In the second article of this section by Stephen I. Ternyik (‘Geonomics, Energetics and the K-Paradox: A Sustainable Point of View’) the author speaks about the paradox truth of the Kondratieff wave phenomenon which is translated into geonomic and energetic terms of a human survivalist rationality and morality arguing against prevailing tribalist territorialism. Energy efficiency is identified as the principal law of human systems evolution, concerning the conversion of land value/natural resources into human needs; this sustainable point of view is being extended to all economic tools of human productivity and rent or interest-seeking will be discouraged in such a social model of reality. Consequently, labor and entrepreneurship will be freed from unnecessary restrictions and can reach their full creative potential for the common good, without sacrificing private wealth, liberty and classical accounting techniques.
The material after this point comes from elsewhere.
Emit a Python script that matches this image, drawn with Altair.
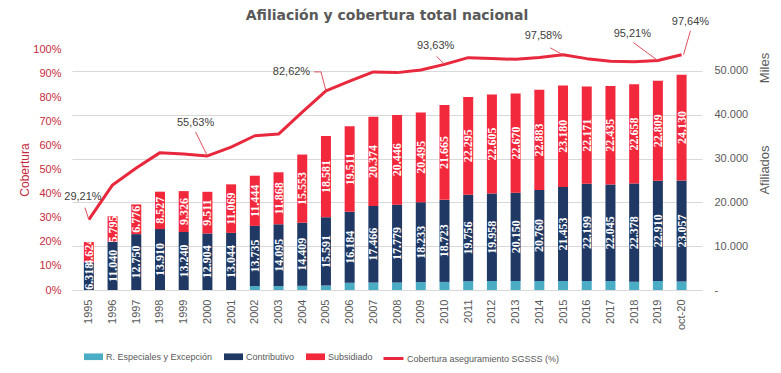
import json
import altair as alt
import pandas as pd

# ---------------- data ----------------
years = ['1995', '1996', '1997', '1998', '1999', '2000', '2001', '2002', '2003',
         '2004', '2005', '2006', '2007', '2008', '2009', '2010', '2011', '2012',
         '2013', '2014', '2015', '2016', '2017', '2018', '2019', 'oct-20']
especiales = [0, 0, 0, 0, 0, 0, 0, 900, 900, 950, 1000, 1650, 1700, 1700, 1800,
              1850, 2000, 2050, 2050, 2050, 2050, 2050, 2050, 1900, 2050, 1950]
contributivo = [6318, 11040, 12750, 13910, 13240, 12904, 13044, 13735, 14095,
                14409, 15591, 16184, 17466, 17779, 18233, 18723, 19756, 19958,
                20150, 20760, 21453, 22199, 22045, 22378, 22910, 23057]
subsidiado = [4624, 5795, 6776, 8527, 9326, 9511, 11069, 11444, 11868, 15553,
              18581, 19511, 20374, 20446, 20495, 21665, 22295, 22605, 22670,
              22883, 23180, 22171, 22435, 22658, 22809, 24130]
cobertura = [29.21, 43.6, 50.6, 57.0, 56.4, 55.63, 59.3, 64.0, 64.7, 73.8, 82.62,
             86.7, 90.5, 90.2, 91.3, 93.63, 96.4, 96.1, 95.7, 96.5, 97.58, 96.0,
             94.9, 94.7, 95.21, 97.64]
labeled_years = ['1995', '2000', '2005', '2010', '2015', '2019', 'oct-20']

series_names = ['R. Especiales y Excepción', 'Contributivo', 'Subsidiado']
line_name = 'Cobertura aseguramiento SGSSS (%)'
title_text = 'Afiliación y cobertura total nacional'

# ---------------- style / layout ----------------
W, H = 630, 241
XMAX = 25.65
STEP = W / (XMAX + 0.5)
C_LB, C_NAVY, C_RED, C_LINE = '#4BACC6', '#1F3864', '#F2283C', '#E8283C'
C_AXIS_RED = '#C42A3E'
GREY = '#595959'
SANS = 'Liberation Sans'
LEG_FONT = "'Liberation Sans Narrow', 'Arial Narrow', 'Liberation Sans'"
# label offsets (px) from the line vertex, and leader polylines (px)
label_offsets = {'1995': (-6, -23), '2000': (-12, -33), '2005': (-35, -19),
                 '2010': (-9, -18), '2015': (-20, -19), '2019': (-26, -27),
                 'oct-20': (9, -33)}
leader_paths = {'1995': [(-4, -12), (0, 0)], '2000': [(-12, -24), (0, 0)],
                '2005': [(-12, -19), (-5, -19), (0, 0)], '2010': [(-8, -8), (0, 0)],
                '2015': [(-13, -7), (0, 0)], '2019': [(-25, -18), (0, 0)],
                'oct-20': [(9, -24), (2, 0)]}

# ---------------- tables ----------------
rows = []
for i, y in enumerate(years):
    for o, (name, vals) in enumerate(zip(series_names, [especiales, contributivo, subsidiado])):
        rows.append({'i': i, 'year': y, 'tipo': name, 'ord': o, 'valor': vals[i]})
bar_df = pd.DataFrame(rows)

cov_df = pd.DataFrame({'i': list(range(len(years))), 'year': years,
                       'cov': [c / 100 for c in cobertura], 'serie': line_name})

lab_rows, lead_rows = [], []
for y in labeled_years:
    i = years.index(y)
    c = cobertura[i] / 100
    dx, dy = label_offsets[y]
    lab_rows.append({'i': i + dx / STEP, 'cov': c - dy / H,
                     'txt': ('%.2f%%' % cobertura[i]).replace('.', ',')})
    for k, (px, py) in enumerate(leader_paths[y]):
        lead_rows.append({'k': y, 'o': k, 'i': i + px / STEP, 'cov': c - py / H})
lab_df = pd.DataFrame(lab_rows)
lead_df = pd.DataFrame(lead_rows)

label_expr = json.dumps(years) + '[datum.value]'

# ---------------- shared scales / axes ----------------
x_scale = alt.Scale(domain=[-0.5, XMAX], nice=False, zero=False)
x_axis = alt.Axis(values=list(range(len(years))), labelExpr=label_expr,
                  labelAngle=270, grid=False, ticks=False, domain=True,
                  domainColor='#D9D9D9', labelPadding=9, labelFlush=False,
                  labelOverlap=False, labelFont=SANS, labelFontSize=11,
                  labelColor=GREY, title=None)

bar_scale = alt.Scale(domain=[0, 55000], nice=False)
bar_axis = alt.Axis(orient='right', values=[0, 10000, 20000, 30000, 40000, 50000],
                    labelExpr="datum.value == 0 ? ' -' : replace(format(datum.value, ','), ',', '.')",
                    title='Afiliados', titleAngle=270, titleBaseline='top', titleFont=SANS,
                    titleFontSize=13, titleFontWeight='normal', titleColor=GREY,
                    titlePadding=11, grid=True, gridColor='#D9D9D9', domain=False,
                    ticks=False, labelPadding=12, labelFont=SANS,
                    labelFontSize=11, labelColor=GREY)

cov_scale = alt.Scale(domain=[0, 1], nice=False)
cov_axis = alt.Axis(orient='left', values=[i / 10 for i in range(11)], format='.0%',
                    title='Cobertura', titleFont=SANS, titleFontSize=12,
                    titleFontWeight='normal', titleColor=C_AXIS_RED,
                    titleAngle=270, titleX=-48, titleY=H / 2, titleAlign='center',
                    titleBaseline='middle',
                    grid=False, domain=False, ticks=False, labelPadding=11,
                    labelFont=SANS, labelFontSize=11, labelColor=C_AXIS_RED)


def X(field):
    return alt.X(field, scale=x_scale, axis=x_axis)


# ---------------- layers ----------------
bars = alt.Chart(bar_df).mark_bar(size=10).encode(
    x=X('i:Q'),
    y=alt.Y('valor:Q', stack='zero', scale=bar_scale, axis=bar_axis),
    color=alt.Color('tipo:N', scale=alt.Scale(domain=series_names, range=[C_LB, C_NAVY, C_RED]),
                    legend=alt.Legend(title=None, orient='none', legendX=12, legendY=298,
                                      direction='horizontal',
                                      symbolType='M-1,-0.35L1,-0.35L1,0.35L-1,0.35Z',
                                      symbolSize=361, symbolStrokeWidth=0, symbolOpacity=1,
                                      labelFont=LEG_FONT, labelFontSize=9,
                                      labelColor=GREY, labelOffset=3, columnPadding=11,
                                      padding=0)),
    order=alt.Order('ord:Q', sort='ascending'),
)

bar_text = alt.Chart(bar_df).transform_stack(
    stack='valor', groupby=['i'], as_=['v0', 'v1'],
    sort=[alt.SortField('ord', order='ascending')]
).transform_filter('datum.ord > 0').transform_calculate(
    mid='(datum.v0 + datum.v1) / 2',
    txt="replace(format(datum.valor, ','), ',', '.')"
).mark_text(angle=270, color='white', font='Liberation Serif', fontWeight='bold',
            fontSize=12, align='center', baseline='middle').encode(
    x=X('i:Q'),
    y=alt.Y('mid:Q', scale=bar_scale, axis=bar_axis),
    text='txt:N',
)

line = alt.Chart(cov_df).mark_line(strokeWidth=3, strokeJoin='round').encode(
    x=X('i:Q'),
    y=alt.Y('cov:Q', scale=cov_scale, axis=cov_axis),
    stroke=alt.Stroke('serie:N', scale=alt.Scale(domain=[line_name], range=[C_LINE]),
                      legend=alt.Legend(title=None, orient='none', legendX=310, legendY=298,
                                        symbolType='M-1,0L1,0', symbolSize=400,
                                        symbolStrokeWidth=3,
                                        labelFont=LEG_FONT, labelFontSize=9,
                                        labelColor=GREY, labelOffset=2, padding=0)),
)

leaders = alt.Chart(lead_df).mark_line(strokeWidth=1, color='#E0505E').encode(
    x=X('i:Q'),
    y=alt.Y('cov:Q', scale=cov_scale, axis=cov_axis),
    detail='k:N',
    order='o:Q',
)

labels = alt.Chart(lab_df).mark_text(font=SANS, fontSize=11, color='#404040',
                                     align='center', baseline='middle').encode(
    x=X('i:Q'),
    y=alt.Y('cov:Q', scale=cov_scale, axis=cov_axis),
    text='txt:N',
)

miles = alt.Chart(pd.DataFrame({'t': ['Miles']})).mark_text(
    angle=270, font=SANS, fontSize=13, color=GREY,
    align='center', baseline='middle').encode(
    x=alt.value(W + 63), y=alt.value(19), text='t:N')

title = alt.Chart(pd.DataFrame({'t': [title_text]})).mark_text(
    font='DejaVu Sans', fontSize=14, fontWeight='bold', color=GREY,
    align='center', baseline='middle').encode(
    x=alt.value(W / 2), y=alt.value(-33), text='t:N')

right = alt.layer(bars, bar_text)
left = alt.layer(line, leaders, labels)

chart = alt.layer(right, left, miles, title).resolve_scale(
    y='independent', color='independent', stroke='independent'
).properties(
    width=W, height=H,
    autosize=alt.AutoSizeParams(type='none'),
    padding={'left': 64, 'top': 41, 'right': 71, 'bottom': 75},
    background='white',
).configure_view(stroke=None)

chart.save('out.html', embed_options={'renderer': 'svg', 'actions': False})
The third section of the Yearbook is devoted to the speeches of Kondratieff Medal laureates and includes essays on some important issues of economic science from Elżbieta Mączyńska (Gold medal), William R. Thompson (Silver medal), and Leo A. Nefiodow (Bronze medal).
The last section includes Anthony Harper's Review of Leonid Grinin and Andrey Korotayev's monograph ‘Great Divergence and Great Convergence: A Global Perspective’ published by Springer International Publishing.